The following publications report research related to the ExaFMM project:

  • “Petascale turbulence simulation using a highly parallel fast multipole method”, Rio Yokota, L A Barba, Tetsu Narumi, Kenji Yasuoka. Submitted 2011. Preprint: arXiv:1106.5273
    This paper presents the application of a periodic FMM algorithm to the simulation of homogeneous turbulent flow in a cube, demonstrating scalable computations with many GPUs. The calculations were carried out in the TSUBAME 2.0 system at the Tokyo Institute of Technology, thanks to guest access provided by the Grand Challenge Program of TSUBAME. A total of 2048 GPUs were used, corresponding to half of the complete system, to achieve a sustained performance of 0.5 Petaflop/s.
  • “Hierarchical N-body simulations with auto-tuning for heterogeneous systems”, Rio Yokota, L A Barba. Computing in Science and Engineering (CiSE), 3 January 2012, IEEE Computer Society, doi:10.1109/MCSE.2012.1.

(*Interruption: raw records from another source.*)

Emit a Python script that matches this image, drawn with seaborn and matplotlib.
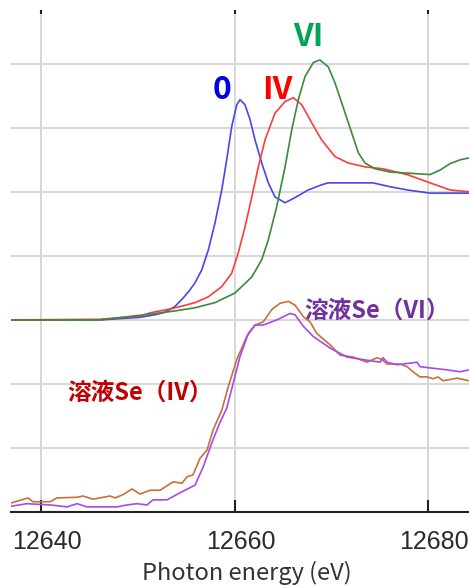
import numpy as np
import pandas as pd
import matplotlib
matplotlib.use("Agg")
import matplotlib.pyplot as plt
import matplotlib.transforms as mtransforms
import seaborn as sns

# ---- data ----
e_se0 = [12636.9, 12646.1, 12650.23, 12651.78, 12652.81, 12653.84, 12654.67, 12655.29, 12655.91, 12656.60,
         12657.28, 12657.98, 12658.67, 12659.18, 12659.70, 12660.22, 12660.56, 12661.07, 12661.59, 12662.11,
         12662.80, 12663.48, 12664.17, 12665.21, 12666.24, 12667.61, 12668.99, 12669.65, 12673.47, 12674.30,
         12676.05, 12677.81, 12680.19, 12684.21]
i_se0 = [3.00, 3.00, 3.04, 3.08, 3.12, 3.21, 3.34, 3.45, 3.58, 3.78,
         4.09, 4.52, 5.03, 5.50, 6.02, 6.36, 6.44, 6.36, 6.13, 5.81,
         5.45, 5.14, 4.92, 4.83, 4.91, 5.03, 5.11, 5.14, 5.14, 5.14,
         5.08, 5.03, 4.98, 4.98]

e_se4 = [12636.9, 12646.1, 12650.23, 12651.26, 12653.33, 12654.67, 12655.91, 12657.28, 12658.67, 12659.70,
         12660.38, 12661.07, 12661.77, 12662.45, 12663.14, 12664.17, 12665.21, 12666.06, 12666.93, 12667.96,
         12668.99, 12670.37, 12671.75, 12673.47, 12675.33, 12677.81, 12680.19, 12682.25, 12684.21]
i_se4 = [3.00, 3.01, 3.06, 3.11, 3.17, 3.22, 3.27, 3.36, 3.52, 3.73,
         4.05, 4.45, 4.92, 5.39, 5.81, 6.23, 6.41, 6.47, 6.36, 6.08,
         5.81, 5.55, 5.45, 5.39, 5.36, 5.27, 5.14, 5.03, 5.00]

e_se6 = [12636.9, 12646.1, 12651.26, 12653.84, 12655.91, 12657.98, 12660.04, 12661.77, 12662.80, 12663.48,
         12664.35, 12665.21, 12665.90, 12666.58, 12667.27, 12668.13, 12668.82, 12669.68, 12670.37, 12671.06,
         12672.10, 12672.78, 12673.47, 12674.50, 12676.05, 12680.19, 12681.22, 12682.25, 12683.29, 12684.21]
i_se6 = [3.00, 3.00, 3.09, 3.14, 3.19, 3.27, 3.42, 3.67, 3.94, 4.25,
         4.77, 5.39, 5.97, 6.44, 6.80, 7.02, 7.06, 6.95, 6.70, 6.39,
         5.92, 5.61, 5.45, 5.36, 5.31, 5.27, 5.34, 5.44, 5.50, 5.53]

e_sol4 = [12636.9, 12638.66, 12639.17, 12640.93, 12641.65, 12643.72, 12644.34, 12645.37, 12647.13, 12647.64,
          12648.47, 12649.40, 12650.23, 12651.26, 12652.29, 12653.64, 12654.57, 12655.08, 12655.70, 12656.43,
          12657.15, 12657.77, 12658.67, 12659.35, 12660.22, 12661.25, 12662.11, 12662.96, 12663.83, 12664.69,
          12665.55, 12666.24, 12667.10, 12667.79, 12668.48, 12669.86, 12670.89, 12672.23, 12673.68, 12674.71,
          12675.23, 12675.74, 12677.09, 12677.81, 12678.43, 12679.15, 12679.88, 12680.50, 12681.01, 12681.53,
          12682.98, 12684.21]
i_sol4 = [0.14, 0.22, 0.16, 0.16, 0.22, 0.23, 0.25, 0.20, 0.25, 0.22,
          0.27, 0.36, 0.28, 0.34, 0.34, 0.47, 0.45, 0.55, 0.58, 0.84,
          0.97, 1.28, 1.59, 1.96, 2.38, 2.74, 2.92, 2.97, 3.16, 3.26,
          3.29, 3.23, 3.05, 2.97, 2.79, 2.61, 2.45, 2.42, 2.34, 2.41,
          2.38, 2.31, 2.31, 2.27, 2.19, 2.11, 2.11, 2.08, 2.11, 2.05,
          2.09, 2.05]

e_sol6 = [12636.9, 12638.55, 12640.93, 12642.69, 12643.72, 12644.75, 12647.85, 12648.88, 12649.92, 12650.95,
          12651.57, 12653.02, 12654.36, 12655.91, 12656.74, 12657.77, 12658.49, 12659.18, 12659.87, 12660.56,
          12661.42, 12662.11, 12662.96, 12664.35, 12665.72, 12666.24, 12667.10, 12668.13, 12669.86, 12671.61,
          12673.26, 12675.02, 12675.33, 12675.74, 12676.78, 12678.43, 12678.84, 12679.15, 12680.19, 12681.94,
          12683.29, 12684.21]
i_sol6 = [0.09, 0.13, 0.11, 0.08, 0.13, 0.08, 0.08, 0.11, 0.13, 0.11,
          0.19, 0.19, 0.30, 0.42, 0.70, 1.13, 1.40, 1.62, 2.02, 2.43,
          2.79, 2.92, 2.92, 3.00, 3.10, 3.08, 2.90, 2.74, 2.56, 2.42,
          2.38, 2.34, 2.41, 2.34, 2.30, 2.33, 2.34, 2.27, 2.25, 2.22,
          2.19, 2.22]

x_ticks = [12640, 12660, 12680]
x_label = "Photon energy (eV)"

series = [
    ("0", e_se0, i_se0, "#4646f0"),
    ("IV", e_se4, i_se4, "#ff3b3b"),
    ("VI", e_se6, i_se6, "#3a8a3a"),
    ("sol4", e_sol4, i_sol4, "#c8703a"),
    ("sol6", e_sol6, i_sol6, "#a848f0"),
]

sns.set_style("white")
plt.rcParams["font.family"] = ["Liberation Sans", "DejaVu Sans"]

fig = plt.figure(figsize=(4.69, 5.87), dpi=100)
ax = fig.add_axes([11 / 469, 1 - 512 / 587, 1 - 11 / 469, (512 - 10) / 587])

for name, e, v, c in series:
    df = pd.DataFrame({"E": e, "I": v})
    sns.lineplot(data=df, x="E", y="I", ax=ax, color=c, linewidth=1.2, estimator=None, sort=False)

ax.set_xlim(12636.9, 12684.21)
ax.set_ylim(0, 7.84)
ax.set_xticks(x_ticks)
ax.set_yticks([1, 2, 3, 4, 5, 6, 7])
ax.grid(True, color="#d4d4d4", linewidth=1.3)
ax.set_axisbelow(True)
for s in ["left", "right", "top"]:
    ax.spines[s].set_visible(False)
ax.spines["bottom"].set_color("#222222")
ax.spines["bottom"].set_linewidth(1.5)
ax.tick_params(axis="y", left=False, labelleft=False)
ax.tick_params(axis="x", bottom=True, top=True, direction="in", length=9, width=1.5,
               color="#222222", labelsize=18, labelcolor="#2a2a2a", pad=13)
ax.set_xticklabels([str(t) for t in x_ticks])
shift = mtransforms.ScaledTranslation(6 / 100, 0, fig.dpi_scale_trans)
for lab in ax.get_xticklabels():
    lab.set_transform(lab.get_transform() + shift)
ax.set_xlabel(x_label, fontsize=17, color="#333333", family=["Noto Sans CJK JP", "DejaVu Sans"])
ax.xaxis.set_label_coords((246.5 - 11) / 458, -(585 - 512) / 502, transform=ax.transAxes)
ax.xaxis.label.set_va("bottom")
ax.set_ylabel("")

for t in ax.xaxis.get_major_ticks():
    t.tick2line.set_markersize(3)

bold = dict(family=["Noto Sans CJK JP", "DejaVu Sans"], fontweight="bold")
ax.text(12658.65, 6.45, "0", color="#0000e0", fontsize=23, ha="center", va="baseline", **bold)
ax.text(12664.38, 6.45, "IV", color="#ff0000", fontsize=23, ha="center", va="baseline", **bold)
ax.text(12667.58, 7.27, "VI", color="#00a651", fontsize=23, ha="center", va="baseline", **bold)
ax.text(12667.15, 3.04, "溶液Se（VI）", color="#7030a0", fontsize=17, ha="left", va="baseline", **bold)
ax.text(12642.7, 1.76, "溶液Se（IV）", color="#c00000", fontsize=17, ha="left", va="baseline", **bold)

fig.savefig("out.png", dpi=100)
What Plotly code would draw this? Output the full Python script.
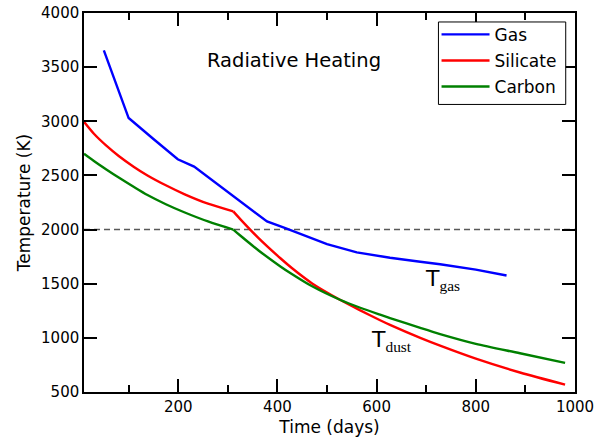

    Preprint arXiv:1108.5815
    This paper presents an algorithm that combines features of both treecodes and fast multipole method (FMM), by dynamic selection of cell-cell or cell-particle interactions as the tree is traversed. Dynamically selecting kernels during runtime relies on a flexible and generic algorithm to traverse the tree: a stack-based dual tree traversal. (See the Figure in the Features section of this website.) The paper also gives some historical and current context on the importance of N-body simulation in computational science and the advantages of N-body algorithms on GPU (illustrated by the Roofline model).
  • “A tuned and scalable fast multipole method as a preeminent algorithm for exascale systems”, Rio Yokota, L A Barba, Int. J. High-perf. Comput., published online 24 Jan. 2012, doi:10.1177/1094342011429952
    Preprint: arXiv:1106.2176
    Describes scaling of the FMM on a large CPU system with O(100k) cores. Several advanced techniques were utilized including a hierarchical communication method for efficient intra-node/inter-node all-to-all exchanges, and single-node tuning via OpenMP and SIMD vectorization.
  • “Biomolecular electrostatics using a fast multipole BEM on up to 512 GPUs and a billion unknowns”, Rio Yokota, J P Bardhan, M G Knepley, L A Barba, T Hamada. Comput. Phys. Commun.,182(6):1271–1283 (2011) doi:10.1016/j.cpc.2011.02.013
    Preprint arXiv:1007.4591
    This paper reports the application of the FMM algorithm in a multi-GPU system for biomolecular electrostatics using the continuum model with implicit solvent. We used the Degima cluster at Nagasaki Advanced Computing Center—a system that as of June 2011 occupies the #3 spot in the Green500 list. The largest calculation solved a system of over a billion boundary unknowns for more than 20 million atoms, requiring one minute of run time on 512 GPUs.